Health Coverage Under the ACA
The U.S. Congress passed the Patient Protection and Affordable Care Act (ACA) on March 23, 2010. The purpose of the ACA was to expand access to insurance, increase consumer protections, emphasize prevention and wellness, improve quality and system performance, expand the health workforce, and curb rising health care costs.
In passage of the ACA, the hospital industry, including the American Hospital Association, agreed to ten years and $155 billion in cuts from the Medicare program to be offset by increased insurance coverage that would result in 94% of the nation’s population having coverage. As a result, Oklahoma hospitals were expected to experience $2.4 billion in cuts from 2013-2023. These reductions occur through Medicare payment rate cuts, quality-based payment changes, and reductions in the disproportionate share hospital (DSH) payments made in the Medicare and Medicaid programs. Until Medicaid expansion was enacted in Oklahoma, hospitals experienced these cuts without revenue effects.

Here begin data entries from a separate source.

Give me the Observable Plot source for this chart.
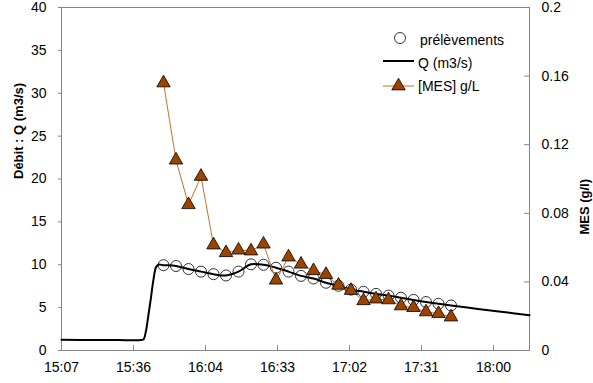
<!DOCTYPE html>
<html><head><meta charset="utf-8">
<script src="https://cdn.jsdelivr.net/npm/d3@7"></script>
<script src="https://cdn.jsdelivr.net/npm/@observablehq/plot@0.6"></script>
<style>
body{margin:0;background:#fff;}
#wrap{position:relative;width:593px;height:383px;font-family:"Liberation Sans",Arial,sans-serif;}
#legend{position:absolute;left:0;top:0;pointer-events:none;}
</style></head><body><div id="wrap"></div>
<script>
// Continuous discharge Q (m3/s)
const qTimes = ["15:07:12","15:20","15:30","15:38","15:39","15:40","15:41","15:42","15:43","15:44","15:45","15:46",
  "15:48","15:53","15:58","16:03","16:08","16:13","16:18","16:23","16:28","16:33","16:38","16:43","16:48","16:53",
  "16:58","17:03","17:08","17:13","17:18","17:23","17:28","17:33","17:38","17:43","17:53","18:03","18:14:24"];
const qValues = [1.25,1.23,1.21,1.2,1.22,1.3,2.3,4.2,6.2,8.3,9.7,10.0,
  9.95,9.85,9.5,9.2,8.9,8.75,9.2,10.05,10.0,9.65,9.2,8.7,8.4,7.9,
  7.55,7.1,6.85,6.6,6.4,6.15,5.9,5.65,5.45,5.25,4.88,4.52,4.12];
// Samples (prélèvements)
const sampleTimes = ["15:48","15:53","15:58","16:03","16:08","16:13","16:18","16:23","16:28","16:33","16:38","16:43",
  "16:48","16:53","16:58","17:03","17:08","17:13","17:18","17:23","17:28","17:33","17:38","17:43"];
const sampleQ = [9.95,9.85,9.5,9.2,8.9,8.75,9.2,10.05,10.0,9.65,9.2,8.7,
  8.4,7.9,7.55,7.1,6.85,6.6,6.4,6.15,5.9,5.65,5.45,5.25];
const sampleMES = [0.156,0.111,0.085,0.1015,0.0615,0.057,0.0585,0.058,0.062,0.041,0.0545,0.0503,
  0.0465,0.0443,0.038,0.035,0.029,0.030,0.0295,0.026,0.025,0.0225,0.0215,0.0195];
// Axes
const xTickDays = [0.63,0.65,0.67,0.69,0.71,0.73,0.75];
const xTickLabels = ["15:07","15:36","16:04","16:33","17:02","17:31","18:00"];
const xDomain = [0.63,0.76];
const leftTicks = [0,5,10,15,20,25,30,35,40];
const rightTicks = [0,0.04,0.08,0.12,0.16,0.2];
const rightTickLabels = ["0","0.04","0.08","0.12","0.16","0.2"];
const mesToQ = 200; // 0.2 g/l <-> 40 m3/s

const toDay = s => { const [h,m,sec=0] = s.split(":").map(Number); return (h*60+m+sec/60)/1440; };
const qData = qTimes.map((t,i)=>({x:toDay(t), y:qValues[i]}));
const sData = sampleTimes.map((t,i)=>({x:toDay(t), q:sampleQ[i], mes:sampleMES[i]*mesToQ}));

const grey = "#868686";
const W = 593, H = 383, mL = 61, mR = 64, mT = 7, mB = 33;
const frameW = W-mL-mR, frameH = H-mT-mB;

const chart = Plot.plot({
  width: W, height: H, marginLeft: mL, marginRight: mR, marginTop: mT, marginBottom: mB,
  style: {fontFamily: "'Liberation Sans', Arial, sans-serif", fontSize: "14px", color: "black", background: "white"},
  x: {type: "linear", domain: xDomain},
  y: {domain: [0,40]},
  marks: [
    Plot.frame({stroke: grey}),
    Plot.axisX(xTickDays, {anchor: "bottom", tickSize: 0, tickPadding: 12,
      tickFormat: d => xTickLabels[xTickDays.indexOf(d)], label: null}),
    Plot.ruleX(xTickDays, {stroke: grey, insetTop: frameH-5}),
    Plot.axisY(leftTicks, {anchor: "left", tickSize: 3, tickPadding: 12, stroke: grey, fill: "black", label: null}),
    Plot.axisY(rightTicks.map(v=>v*mesToQ), {anchor: "right", tickSize: 0, tickPadding: 12,
      tickFormat: d => rightTickLabels[rightTicks.findIndex(v=>Math.abs(v*mesToQ-d)<1e-9)], label: null}),
    Plot.ruleY(rightTicks.map(v=>v*mesToQ), {stroke: grey, insetLeft: frameW-5}),
    Plot.text(["Débit : Q (m3/s)"], {frameAnchor: "left", dx: -42.5, rotate: -90, fontWeight: "bold", fontSize: 13}),
    Plot.text(["MES (g/l)"], {frameAnchor: "right", dx: 55, rotate: -90, fontWeight: "bold", fontSize: 13}),
    Plot.line(qData, {x: "x", y: "y", stroke: "black", strokeWidth: 2, curve: "catmull-rom"}),
    Plot.dot(sData, {x: "x", y: "q", r: 5.5, stroke: "black", strokeWidth: 0.8, fill: "none"}),
    Plot.line(sData, {x: "x", y: "mes", stroke: "#c8702a", strokeWidth: 1}),
    Plot.dot(sData, {x: "x", y: "mes", symbol: "triangle", r: 5, fill: "#9c4300", stroke: "black", strokeWidth: 0.8})
  ]
});
const wrap = document.getElementById("wrap");
wrap.appendChild(chart);

// Legend overlay
const ns = "http://www.w3.org/2000/svg";
const lg = document.createElementNS(ns, "svg");
lg.setAttribute("id","legend"); lg.setAttribute("width", W); lg.setAttribute("height", H);
lg.innerHTML = `
  <circle cx="400" cy="38" r="5.5" fill="none" stroke="black" stroke-width="0.8"/>
  <text x="420" y="40" dy="0.35em" font-size="14" font-family="'Liberation Sans', Arial, sans-serif">prélèvements</text>
  <line x1="383" x2="414" y1="61" y2="61" stroke="black" stroke-width="2"/>
  <text x="418" y="63" dy="0.35em" font-size="14" font-family="'Liberation Sans', Arial, sans-serif">Q (m3/s)</text>
  <line x1="383" x2="414" y1="86" y2="86" stroke="#c8702a" stroke-width="1"/>
  <path transform="translate(398.5,86)" d="${d3.symbol(d3.symbolTriangle, 25*Math.PI)()}" fill="#9c4300" stroke="black" stroke-width="0.8"/>
  <text x="418" y="86" dy="0.35em" font-size="14" font-family="'Liberation Sans', Arial, sans-serif">[MES] g/L</text>`;
wrap.appendChild(lg);
</script></body></html>
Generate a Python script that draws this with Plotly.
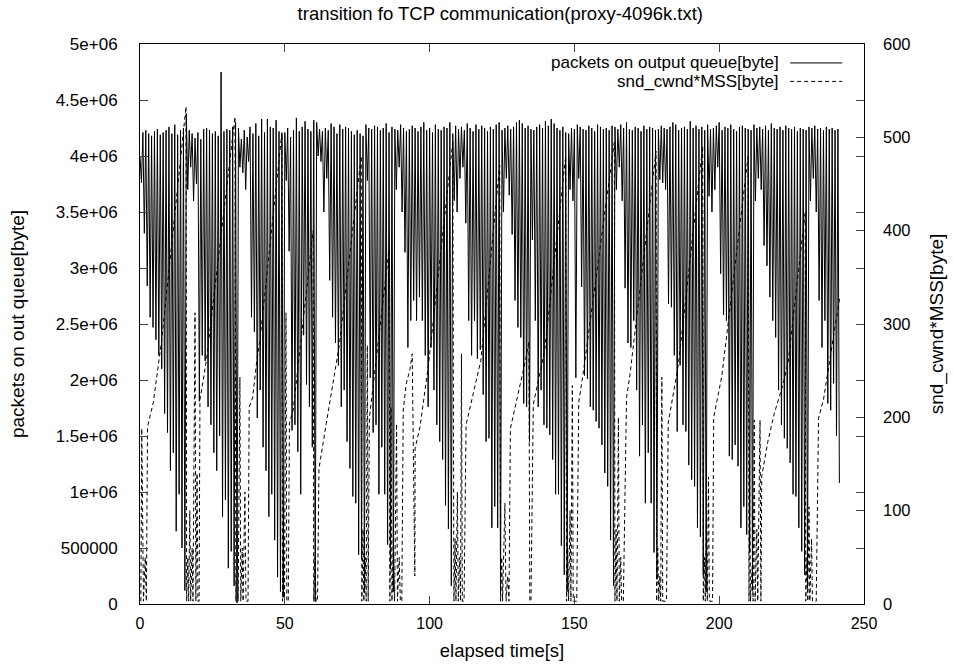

Since the ACA’s inception, numerous court cases have been heard challenging the validity of the ACA, either in its entirety or portions of it. In 2012, the U.S. Supreme Court ruled that the ACA was constitutional. The only change in the ACA, as a result of the ruling, was the Court’s decision that states cannot be required to expand Medicaid coverage beyond existing current Medicaid programs. On June 17, 2021, the U.S. Supreme Court threw out a 2018 challenge to the ACA by 18 Republican state attorneys general and the Trump administration, who sought to declare the ACA unconstitutional. The Court held that because there was no harm or injury traceable to the health insurance mandate, the ACA was constitutional.
The Affordable Care Act requires hospitals to make public the hospital’s standard charges for items and services provided by the hospital, including for diagnosis-related groups. For this reason, the Centers for Medicare & Medicaid Services, as of Jan. 1, 2019, requires all hospitals to post a listing of all detailed charges on the internet.
According to the Kaiser Family Foundation, as of Sept. 2021, 20 million people in the U.S. were enrolled in the ACA Medicaid expansion group and about 17 million of them were newly eligible under the ACA.
As of Jan. 11, 2023, more than 15.9 million Americans had selected ACA health insurance plans on the Health Care Marketplace.